A fair, safe way to close Guantánamo
President Bush has said he wants to close the prison at Guantánamo Bay, but his administration faces a dilemma: Some Gitmo prisoners already released reportedly have again taken up arms against the United States in Afghanistan and Iraq. Others, such as the 14 "high-value" prisoners recently transferred there from secret CIA prisons, are deemed too dangerous to let go. History offers a solution to this impasse.
The story has been forgotten, but this country once before imprisoned foreigners suspected of subversion in special camps, only to wonder what to do with them afterward. Last time, the targets were 4,000 German civilians taken from 15 Latin American countries during World War II. The US government feared they were involved in Nazi conspiracies, so its agents seized them and interned them in the Texas desert – in violation of international and federal law. Like the prisoners at Guantánamo, they were a diverse group. Some were hardcore Nazi organizers with military experience. But many others resembled the more pathetic of the Guantánamo prisoners: turned in by personal rivals, picked up by mistake, or sold by bounty hunters to American officials who lacked local knowledge and language skills.
Camp commanders expecting to guard hardened Nazi saboteurs found they were holding ordinary farmers, old men, and even whole families. Eighty-one of the prisoners were Jewish refugees, some of whom had survived German concentration camps only to be trapped in a Kafkaesque system that the US government built to avoid the nuisance of the legal process.
Protests from Latin American countries, like the current international outrage over Guantánamo, had an impact. The US government improved camp conditions and began to consider how to unburden itself of the prisoners. Two decisions taken then could be relevant today.
The first decision was to allow the prisoners evidentiary hearings. As a US official involved in the program remarked of the German suspects, "whether they be innocent or guilty of subversive activities inimical to the safety of this hemisphere, it seems to me that they are entitled to have their cases reviewed somehow, somewhere." Prisoners received legal representation, could see the evidence against them, presented affidavits, and could appeal their cases to the federal courts.
The second decision applied to the majority of cases where there was no evidence of subversive activity: These prisoners were allowed to return to Germany, if they so wished, even before the war ended. Some US officials worried that they would soon face these released inmates again on the field of battle. But as Assistant Secretary of State Breckinridge Long remarked, since their numbers were small, "they would not muster a corporal's guard for the army or a great deal of intelligence for the [Nazi] cause."

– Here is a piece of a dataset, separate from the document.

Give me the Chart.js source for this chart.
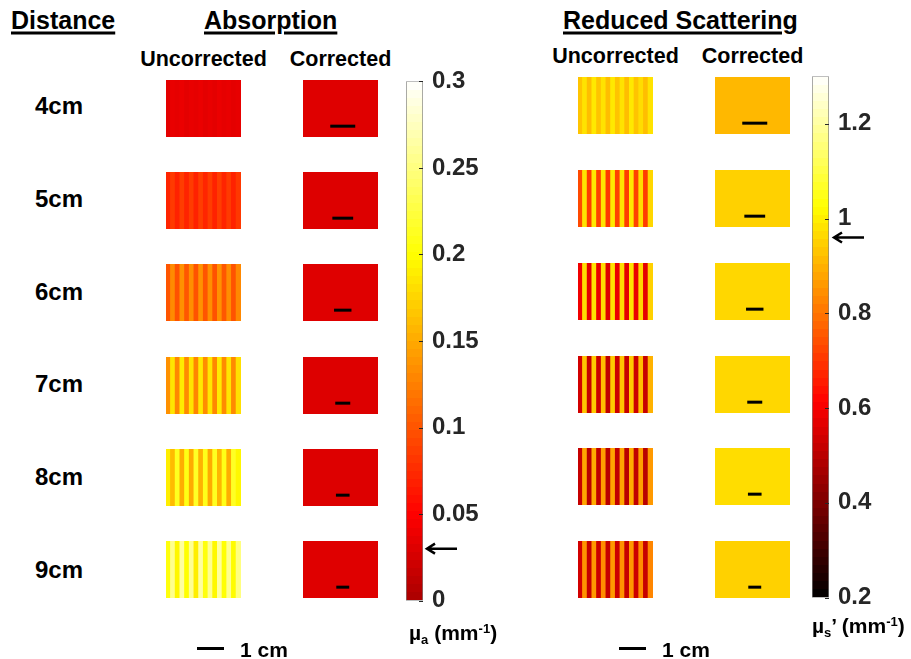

Similarly, retired Gen. Barry McCaffrey recently observed that although some prisoners from Guantánamo may go to Iraq or Afghanistan to fight US forces, they would merely "join the 120,000-plus fighters we now contend with in those places of combat."
Still, to avoid providing footsoldiers to the enemy during World War II, the US government required all German men of military age who sought repatriation to sign an oath promising not to bear arms for the duration of the conflict. Perhaps surprisingly, Nazi Germany respected the oath. Young men who volunteered for military service upon return were rejected and directed to the postal service or railways, instead.
The Guantánamo prisoners may not answer to a national government that can control their actions under international agreements, but such an oath might be useful nonetheless. "Veterans" of Guantánamo who would like to take up peaceful occupations could invoke their oath to deflect pressures to rejoin the struggle against the US. Host governments, whether in the Middle East or Europe, could use evidence that a returnee had violated the oath as grounds for arrest, without waiting for a terrorist act to occur. And if American forces should capture a Gitmo veteran in battle, they could use the violation of the oath as legitimate grounds for long-term internment.
Conditional release for those who do not appear dangerous, trials for those who do: This approach worked during a world war and can be refined now. It would provide a minimum of justice to those wrongly imprisoned and a viable procedure for the rest. Congress will have to decide how any trials are to be structured, but they should include the basic principles of due process.
After discarding legal procedure for expediency's sake in the early part of World War II, the US government found its way back to legality even while dealing with a terrible enemy. What was good enough for suspected Nazis then should be good enough for suspected terrorists today.
• Max Paul Friedman is professor of history at Florida State University in Tallahassee, Fla., and author of "Nazis and Good Neighbors: The United States Campaign against the Germans of Latin America" (Cambridge University Press).